◆ WHAT TO DO
Return each line of the listing below, unchanged, and omit the images.
◇ ◇ ◇
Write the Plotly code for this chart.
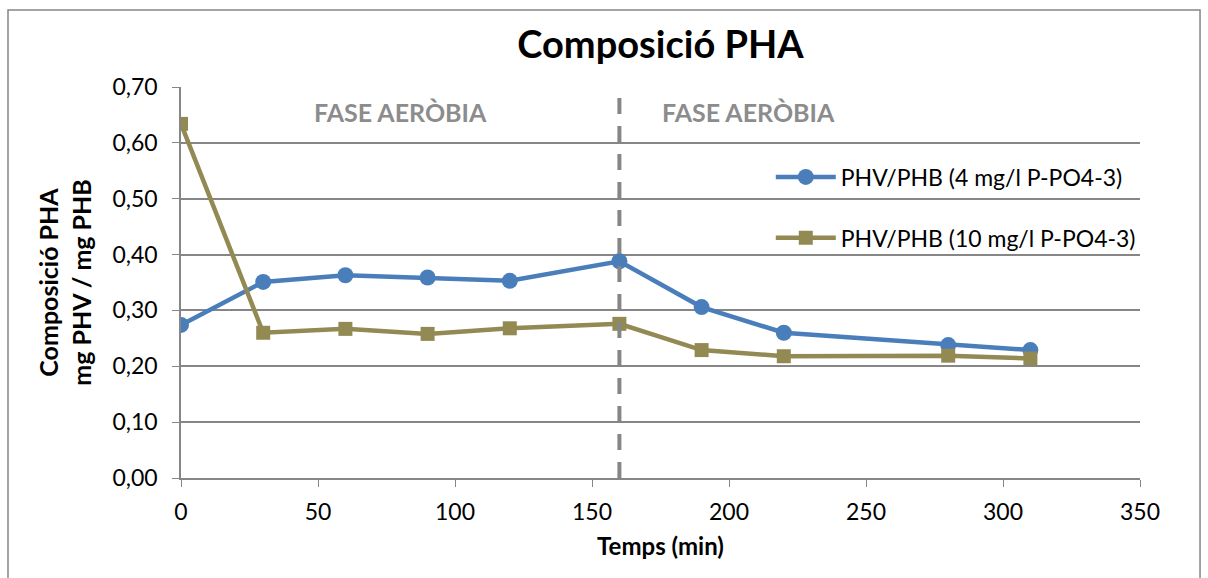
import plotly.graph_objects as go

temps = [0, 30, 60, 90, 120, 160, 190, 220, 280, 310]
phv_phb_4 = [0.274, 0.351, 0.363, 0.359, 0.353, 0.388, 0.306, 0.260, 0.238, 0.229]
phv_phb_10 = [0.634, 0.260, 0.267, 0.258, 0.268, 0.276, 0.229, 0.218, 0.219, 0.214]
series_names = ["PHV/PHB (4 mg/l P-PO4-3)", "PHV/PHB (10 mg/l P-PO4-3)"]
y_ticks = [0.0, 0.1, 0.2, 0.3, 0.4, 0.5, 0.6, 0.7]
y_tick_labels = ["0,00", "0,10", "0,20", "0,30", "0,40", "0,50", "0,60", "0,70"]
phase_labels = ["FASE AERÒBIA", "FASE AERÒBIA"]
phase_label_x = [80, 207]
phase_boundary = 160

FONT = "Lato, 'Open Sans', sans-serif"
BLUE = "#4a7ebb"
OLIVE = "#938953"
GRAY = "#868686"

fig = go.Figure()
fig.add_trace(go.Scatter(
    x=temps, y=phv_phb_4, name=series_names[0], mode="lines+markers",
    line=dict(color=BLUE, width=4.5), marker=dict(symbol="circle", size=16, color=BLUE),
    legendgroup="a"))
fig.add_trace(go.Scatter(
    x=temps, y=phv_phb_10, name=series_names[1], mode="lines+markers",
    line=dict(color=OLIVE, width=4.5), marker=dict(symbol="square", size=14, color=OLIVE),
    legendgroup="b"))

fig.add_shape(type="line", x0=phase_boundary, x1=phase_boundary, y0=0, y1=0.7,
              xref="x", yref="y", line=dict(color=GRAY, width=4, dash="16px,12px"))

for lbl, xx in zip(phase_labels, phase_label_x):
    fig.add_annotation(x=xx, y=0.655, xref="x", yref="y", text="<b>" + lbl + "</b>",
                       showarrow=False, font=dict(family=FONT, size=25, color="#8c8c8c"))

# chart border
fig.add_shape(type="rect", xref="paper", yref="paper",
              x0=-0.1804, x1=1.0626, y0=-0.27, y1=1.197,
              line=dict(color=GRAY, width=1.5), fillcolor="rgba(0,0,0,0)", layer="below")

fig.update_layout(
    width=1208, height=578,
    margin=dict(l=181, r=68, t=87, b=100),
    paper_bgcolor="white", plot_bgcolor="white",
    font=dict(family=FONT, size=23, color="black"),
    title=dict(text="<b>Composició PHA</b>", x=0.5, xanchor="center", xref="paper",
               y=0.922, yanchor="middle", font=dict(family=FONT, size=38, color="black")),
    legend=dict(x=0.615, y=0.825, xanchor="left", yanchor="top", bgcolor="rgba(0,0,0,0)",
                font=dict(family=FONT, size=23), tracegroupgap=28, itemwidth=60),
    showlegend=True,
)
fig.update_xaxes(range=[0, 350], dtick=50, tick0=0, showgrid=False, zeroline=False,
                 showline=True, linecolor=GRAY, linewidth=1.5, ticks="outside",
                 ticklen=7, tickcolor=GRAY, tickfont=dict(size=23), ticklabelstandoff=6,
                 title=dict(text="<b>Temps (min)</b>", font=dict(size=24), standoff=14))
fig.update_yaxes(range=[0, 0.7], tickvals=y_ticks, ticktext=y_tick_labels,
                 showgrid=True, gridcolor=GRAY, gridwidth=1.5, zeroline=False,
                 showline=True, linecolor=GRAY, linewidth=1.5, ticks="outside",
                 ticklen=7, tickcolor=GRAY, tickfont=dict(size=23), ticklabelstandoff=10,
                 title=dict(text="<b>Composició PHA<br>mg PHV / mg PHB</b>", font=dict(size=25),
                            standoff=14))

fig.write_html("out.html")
◇ ◇ ◇
◆ TASK SOLUTION
Write the Plotly code for this chart.
import plotly.graph_objects as go

temps = [0, 30, 60, 90, 120, 160, 190, 220, 280, 310]
phv_phb_4 = [0.274, 0.351, 0.363, 0.359, 0.353, 0.388, 0.306, 0.260, 0.238, 0.229]
phv_phb_10 = [0.634, 0.260, 0.267, 0.258, 0.268, 0.276, 0.229, 0.218, 0.219, 0.214]
series_names = ["PHV/PHB (4 mg/l P-PO4-3)", "PHV/PHB (10 mg/l P-PO4-3)"]
y_ticks = [0.0, 0.1, 0.2, 0.3, 0.4, 0.5, 0.6, 0.7]
y_tick_labels = ["0,00", "0,10", "0,20", "0,30", "0,40", "0,50", "0,60", "0,70"]
phase_labels = ["FASE AERÒBIA", "FASE AERÒBIA"]
phase_label_x = [80, 207]
phase_boundary = 160

FONT = "Lato, 'Open Sans', sans-serif"
BLUE = "#4a7ebb"
OLIVE = "#938953"
GRAY = "#868686"

fig = go.Figure()
fig.add_trace(go.Scatter(
    x=temps, y=phv_phb_4, name=series_names[0], mode="lines+markers",
    line=dict(color=BLUE, width=4.5), marker=dict(symbol="circle", size=16, color=BLUE),
    legendgroup="a"))
fig.add_trace(go.Scatter(
    x=temps, y=phv_phb_10, name=series_names[1], mode="lines+markers",
    line=dict(color=OLIVE, width=4.5), marker=dict(symbol="square", size=14, color=OLIVE),
    legendgroup="b"))

fig.add_shape(type="line", x0=phase_boundary, x1=phase_boundary, y0=0, y1=0.7,
              xref="x", yref="y", line=dict(color=GRAY, width=4, dash="16px,12px"))

for lbl, xx in zip(phase_labels, phase_label_x):
    fig.add_annotation(x=xx, y=0.655, xref="x", yref="y", text="<b>" + lbl + "</b>",
                       showarrow=False, font=dict(family=FONT, size=25, color="#8c8c8c"))

# chart border
fig.add_shape(type="rect", xref="paper", yref="paper",
              x0=-0.1804, x1=1.0626, y0=-0.27, y1=1.197,
              line=dict(color=GRAY, width=1.5), fillcolor="rgba(0,0,0,0)", layer="below")

fig.update_layout(
    width=1208, height=578,
    margin=dict(l=181, r=68, t=87, b=100),
    paper_bgcolor="white", plot_bgcolor="white",
    font=dict(family=FONT, size=23, color="black"),
    title=dict(text="<b>Composició PHA</b>", x=0.5, xanchor="center", xref="paper",
               y=0.922, yanchor="middle", font=dict(family=FONT, size=38, color="black")),
    legend=dict(x=0.615, y=0.825, xanchor="left", yanchor="top", bgcolor="rgba(0,0,0,0)",
                font=dict(family=FONT, size=23), tracegroupgap=28, itemwidth=60),
    showlegend=True,
)
fig.update_xaxes(range=[0, 350], dtick=50, tick0=0, showgrid=False, zeroline=False,
                 showline=True, linecolor=GRAY, linewidth=1.5, ticks="outside",
                 ticklen=7, tickcolor=GRAY, tickfont=dict(size=23), ticklabelstandoff=6,
                 title=dict(text="<b>Temps (min)</b>", font=dict(size=24), standoff=14))
fig.update_yaxes(range=[0, 0.7], tickvals=y_ticks, ticktext=y_tick_labels,
                 showgrid=True, gridcolor=GRAY, gridwidth=1.5, zeroline=False,
                 showline=True, linecolor=GRAY, linewidth=1.5, ticks="outside",
                 ticklen=7, tickcolor=GRAY, tickfont=dict(size=23), ticklabelstandoff=10,
                 title=dict(text="<b>Composició PHA<br>mg PHV / mg PHB</b>", font=dict(size=25),
                            standoff=14))

fig.write_html("out.html")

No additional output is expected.